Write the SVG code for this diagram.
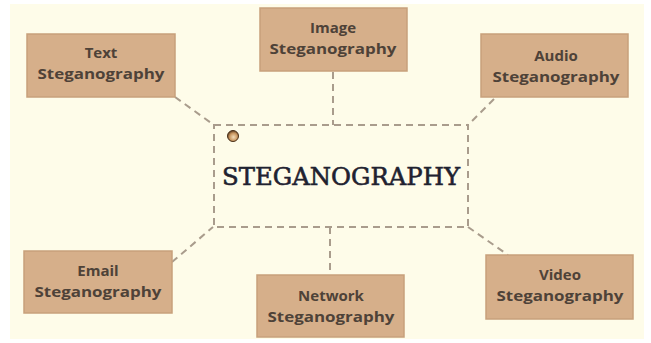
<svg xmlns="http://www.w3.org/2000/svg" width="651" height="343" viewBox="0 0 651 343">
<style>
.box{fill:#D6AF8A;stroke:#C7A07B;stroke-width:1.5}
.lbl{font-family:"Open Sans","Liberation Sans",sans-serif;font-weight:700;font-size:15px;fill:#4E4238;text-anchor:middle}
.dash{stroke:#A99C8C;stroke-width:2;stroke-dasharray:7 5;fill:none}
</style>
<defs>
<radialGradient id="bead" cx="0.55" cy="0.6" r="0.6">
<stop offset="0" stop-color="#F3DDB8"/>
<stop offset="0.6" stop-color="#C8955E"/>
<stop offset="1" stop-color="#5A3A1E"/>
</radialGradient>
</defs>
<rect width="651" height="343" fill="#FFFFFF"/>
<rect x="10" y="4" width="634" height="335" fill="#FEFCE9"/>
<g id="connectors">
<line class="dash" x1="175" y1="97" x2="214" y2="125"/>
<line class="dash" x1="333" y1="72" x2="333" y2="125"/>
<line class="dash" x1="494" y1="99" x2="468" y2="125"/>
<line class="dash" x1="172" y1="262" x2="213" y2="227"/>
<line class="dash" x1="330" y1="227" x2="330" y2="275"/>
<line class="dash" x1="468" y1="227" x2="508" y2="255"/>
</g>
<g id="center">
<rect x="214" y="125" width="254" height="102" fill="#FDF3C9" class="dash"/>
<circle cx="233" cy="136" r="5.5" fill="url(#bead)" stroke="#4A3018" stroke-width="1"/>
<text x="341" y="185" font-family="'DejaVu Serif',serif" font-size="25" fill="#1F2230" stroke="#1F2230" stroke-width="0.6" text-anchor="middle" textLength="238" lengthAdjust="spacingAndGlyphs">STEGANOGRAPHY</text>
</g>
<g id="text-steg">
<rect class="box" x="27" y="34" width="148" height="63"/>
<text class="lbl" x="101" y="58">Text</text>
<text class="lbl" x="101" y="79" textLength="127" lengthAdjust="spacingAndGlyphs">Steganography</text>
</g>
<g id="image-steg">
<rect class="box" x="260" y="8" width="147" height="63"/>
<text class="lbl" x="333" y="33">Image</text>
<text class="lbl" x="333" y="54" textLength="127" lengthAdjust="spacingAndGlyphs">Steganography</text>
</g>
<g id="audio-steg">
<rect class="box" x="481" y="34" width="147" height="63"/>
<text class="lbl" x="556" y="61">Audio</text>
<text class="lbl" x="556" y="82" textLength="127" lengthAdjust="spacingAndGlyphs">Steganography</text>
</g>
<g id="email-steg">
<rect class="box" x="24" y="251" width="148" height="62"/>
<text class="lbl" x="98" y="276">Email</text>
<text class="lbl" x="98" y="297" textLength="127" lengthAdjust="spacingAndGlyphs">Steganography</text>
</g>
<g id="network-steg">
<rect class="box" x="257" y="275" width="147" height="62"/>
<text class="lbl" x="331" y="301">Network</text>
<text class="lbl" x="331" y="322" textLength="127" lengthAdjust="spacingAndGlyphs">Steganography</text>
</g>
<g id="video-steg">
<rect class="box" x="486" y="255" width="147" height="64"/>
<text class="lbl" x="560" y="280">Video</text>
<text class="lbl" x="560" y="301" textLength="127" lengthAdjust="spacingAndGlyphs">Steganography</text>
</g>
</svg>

******

▶ SHORT EXERCISE
Working from the lines above, reproduce the material exactly and exclude its pictures.

▶ EXERCISE ANSWER
Write the SVG code for this diagram.
<svg xmlns="http://www.w3.org/2000/svg" width="651" height="343" viewBox="0 0 651 343">
<style>
.box{fill:#D6AF8A;stroke:#C7A07B;stroke-width:1.5}
.lbl{font-family:"Open Sans","Liberation Sans",sans-serif;font-weight:700;font-size:15px;fill:#4E4238;text-anchor:middle}
.dash{stroke:#A99C8C;stroke-width:2;stroke-dasharray:7 5;fill:none}
</style>
<defs>
<radialGradient id="bead" cx="0.55" cy="0.6" r="0.6">
<stop offset="0" stop-color="#F3DDB8"/>
<stop offset="0.6" stop-color="#C8955E"/>
<stop offset="1" stop-color="#5A3A1E"/>
</radialGradient>
</defs>
<rect width="651" height="343" fill="#FFFFFF"/>
<rect x="10" y="4" width="634" height="335" fill="#FEFCE9"/>
<g id="connectors">
<line class="dash" x1="175" y1="97" x2="214" y2="125"/>
<line class="dash" x1="333" y1="72" x2="333" y2="125"/>
<line class="dash" x1="494" y1="99" x2="468" y2="125"/>
<line class="dash" x1="172" y1="262" x2="213" y2="227"/>
<line class="dash" x1="330" y1="227" x2="330" y2="275"/>
<line class="dash" x1="468" y1="227" x2="508" y2="255"/>
</g>
<g id="center">
<rect x="214" y="125" width="254" height="102" fill="#FDF3C9" class="dash"/>
<circle cx="233" cy="136" r="5.5" fill="url(#bead)" stroke="#4A3018" stroke-width="1"/>
<text x="341" y="185" font-family="'DejaVu Serif',serif" font-size="25" fill="#1F2230" stroke="#1F2230" stroke-width="0.6" text-anchor="middle" textLength="238" lengthAdjust="spacingAndGlyphs">STEGANOGRAPHY</text>
</g>
<g id="text-steg">
<rect class="box" x="27" y="34" width="148" height="63"/>
<text class="lbl" x="101" y="58">Text</text>
<text class="lbl" x="101" y="79" textLength="127" lengthAdjust="spacingAndGlyphs">Steganography</text>
</g>
<g id="image-steg">
<rect class="box" x="260" y="8" width="147" height="63"/>
<text class="lbl" x="333" y="33">Image</text>
<text class="lbl" x="333" y="54" textLength="127" lengthAdjust="spacingAndGlyphs">Steganography</text>
</g>
<g id="audio-steg">
<rect class="box" x="481" y="34" width="147" height="63"/>
<text class="lbl" x="556" y="61">Audio</text>
<text class="lbl" x="556" y="82" textLength="127" lengthAdjust="spacingAndGlyphs">Steganography</text>
</g>
<g id="email-steg">
<rect class="box" x="24" y="251" width="148" height="62"/>
<text class="lbl" x="98" y="276">Email</text>
<text class="lbl" x="98" y="297" textLength="127" lengthAdjust="spacingAndGlyphs">Steganography</text>
</g>
<g id="network-steg">
<rect class="box" x="257" y="275" width="147" height="62"/>
<text class="lbl" x="331" y="301">Network</text>
<text class="lbl" x="331" y="322" textLength="127" lengthAdjust="spacingAndGlyphs">Steganography</text>
</g>
<g id="video-steg">
<rect class="box" x="486" y="255" width="147" height="64"/>
<text class="lbl" x="560" y="280">Video</text>
<text class="lbl" x="560" y="301" textLength="127" lengthAdjust="spacingAndGlyphs">Steganography</text>
</g>
</svg>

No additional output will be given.